DATA LINES:
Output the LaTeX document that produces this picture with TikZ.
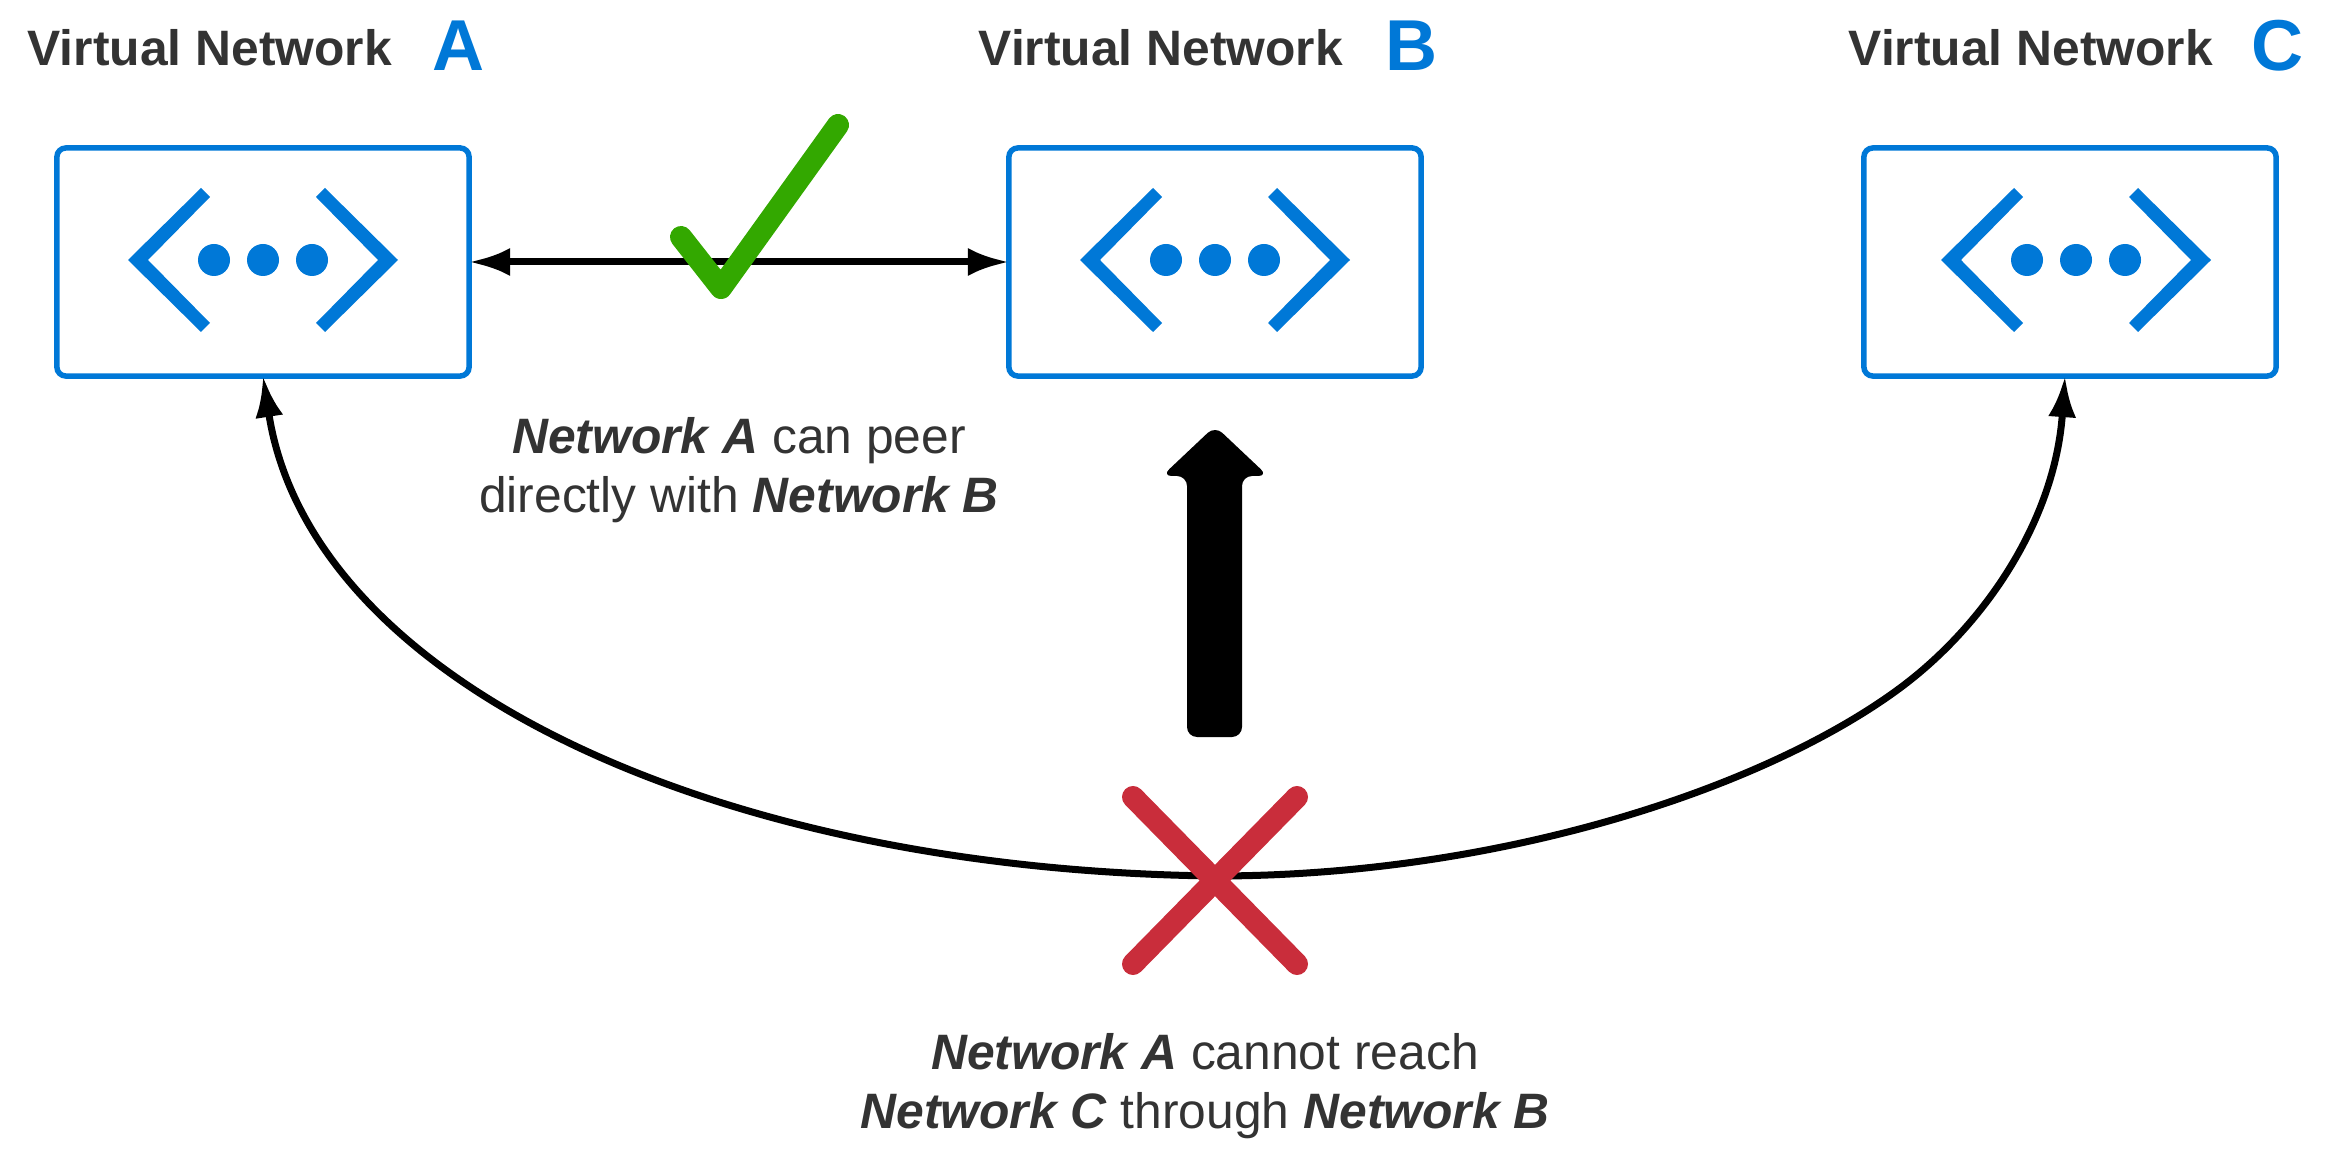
\documentclass[tikz,border=0pt]{standalone}
\usepackage{fontspec}
\setmainfont{Liberation Sans}
\usetikzlibrary{arrows.meta}
\definecolor{netblue}{HTML}{0078D7}
\definecolor{textgrey}{HTML}{333333}
\definecolor{okgreen}{HTML}{33A800}
\definecolor{badred}{HTML}{C92D3B}
\begin{document}
\begin{tikzpicture}[x=0.01cm,y=-0.01cm,
    netbox/.style={draw=netblue,line width=0.055cm,rounded corners=0.09cm,minimum width=4.12cm,minimum height=2.28cm,inner sep=0,outer sep=0},
    nettitle/.style={anchor=base west,inner sep=0,text=textgrey,font=\fontsize{14.15}{17}\selectfont\bfseries},
    netletter/.style={anchor=base west,inner sep=0,text=netblue,font=\fontsize{20.5}{24}\selectfont\bfseries},
    note/.style={align=center,inner sep=0,text=textgrey,font=\fontsize{14.15}{16.8}\selectfont},
    link/.style={line width=0.07cm,{Latex[length=0.41cm,width=0.28cm]}-{Latex[length=0.41cm,width=0.28cm]}}]
  \useasboundingbox (0,0) rectangle (2327,1161);
  % networks
  \foreach \name/\cx/\ix/\tx/\lx in {A/263/263/27/432,B/1215/1215/978/1385,C/2070/2076/1848/2251}{
    \node[netbox] (net\name) at (\cx,262) {};
    \node[nettitle] (title\name) at (\tx,66) {Virtual Network};
    \node[netletter] (letter\name) at (\lx,71) {\name};
    \begin{scope}[shift={(\ix,260)}]
      \foreach \s in {1,-1}{
        \fill[netblue,xscale=\s] (-135,0)--(-62,-72)--(-53,-63)--(-115,0)--(-53,63)--(-62,72)--cycle;
      }
      \foreach \k in {-1,0,1}{
        \fill[netblue] (49*\k,0) circle (16);
      }
    \end{scope}
  }
  % direct peering
  \draw[link] (netA.east) -- (netB.west);
  \draw[okgreen,line width=0.22cm,line cap=round,line join=round] (681,237)--(721,288)--(838,125);
  \node[note] (peernote) at (739,470) {\textbf{\textit{Network A}} can peer\\directly with \textbf{\textit{Network B}}};
  % no transit through B
  \coordinate (low) at (1215,876);
  \coordinate (bend) at (1900,688);
  \draw[link] (netA.south) .. controls (310,680) and (710,870) .. (low) .. controls (1500,876) and (1765,788) .. (bend) .. controls (1985,625) and (2055,520) .. ([xshift=-0.05cm]netC.south);
  \draw[badred,line width=0.22cm,line cap=round] (1133,797)--(1297,964) (1133,964)--(1297,797);
  \fill[rounded corners=0.1cm] (1187,737)--(1187,476)--(1162,476)--(1215,426)--(1268,476)--(1242,476)--(1242,737)--cycle;
  \node[note] (transitnote) at (1205,1086) {\textbf{\textit{Network A}} cannot reach\\\textbf{\textit{Network C}} through \textbf{\textit{Network B}}};
\end{tikzpicture}
\end{document}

TO BE DONE: Skip every picture and transcribe the data above exactly.

REPLY:
Output the LaTeX document that produces this picture with TikZ.
\documentclass[tikz,border=0pt]{standalone}
\usepackage{fontspec}
\setmainfont{Liberation Sans}
\usetikzlibrary{arrows.meta}
\definecolor{netblue}{HTML}{0078D7}
\definecolor{textgrey}{HTML}{333333}
\definecolor{okgreen}{HTML}{33A800}
\definecolor{badred}{HTML}{C92D3B}
\begin{document}
\begin{tikzpicture}[x=0.01cm,y=-0.01cm,
    netbox/.style={draw=netblue,line width=0.055cm,rounded corners=0.09cm,minimum width=4.12cm,minimum height=2.28cm,inner sep=0,outer sep=0},
    nettitle/.style={anchor=base west,inner sep=0,text=textgrey,font=\fontsize{14.15}{17}\selectfont\bfseries},
    netletter/.style={anchor=base west,inner sep=0,text=netblue,font=\fontsize{20.5}{24}\selectfont\bfseries},
    note/.style={align=center,inner sep=0,text=textgrey,font=\fontsize{14.15}{16.8}\selectfont},
    link/.style={line width=0.07cm,{Latex[length=0.41cm,width=0.28cm]}-{Latex[length=0.41cm,width=0.28cm]}}]
  \useasboundingbox (0,0) rectangle (2327,1161);
  % networks
  \foreach \name/\cx/\ix/\tx/\lx in {A/263/263/27/432,B/1215/1215/978/1385,C/2070/2076/1848/2251}{
    \node[netbox] (net\name) at (\cx,262) {};
    \node[nettitle] (title\name) at (\tx,66) {Virtual Network};
    \node[netletter] (letter\name) at (\lx,71) {\name};
    \begin{scope}[shift={(\ix,260)}]
      \foreach \s in {1,-1}{
        \fill[netblue,xscale=\s] (-135,0)--(-62,-72)--(-53,-63)--(-115,0)--(-53,63)--(-62,72)--cycle;
      }
      \foreach \k in {-1,0,1}{
        \fill[netblue] (49*\k,0) circle (16);
      }
    \end{scope}
  }
  % direct peering
  \draw[link] (netA.east) -- (netB.west);
  \draw[okgreen,line width=0.22cm,line cap=round,line join=round] (681,237)--(721,288)--(838,125);
  \node[note] (peernote) at (739,470) {\textbf{\textit{Network A}} can peer\\directly with \textbf{\textit{Network B}}};
  % no transit through B
  \coordinate (low) at (1215,876);
  \coordinate (bend) at (1900,688);
  \draw[link] (netA.south) .. controls (310,680) and (710,870) .. (low) .. controls (1500,876) and (1765,788) .. (bend) .. controls (1985,625) and (2055,520) .. ([xshift=-0.05cm]netC.south);
  \draw[badred,line width=0.22cm,line cap=round] (1133,797)--(1297,964) (1133,964)--(1297,797);
  \fill[rounded corners=0.1cm] (1187,737)--(1187,476)--(1162,476)--(1215,426)--(1268,476)--(1242,476)--(1242,737)--cycle;
  \node[note] (transitnote) at (1205,1086) {\textbf{\textit{Network A}} cannot reach\\\textbf{\textit{Network C}} through \textbf{\textit{Network B}}};
\end{tikzpicture}
\end{document}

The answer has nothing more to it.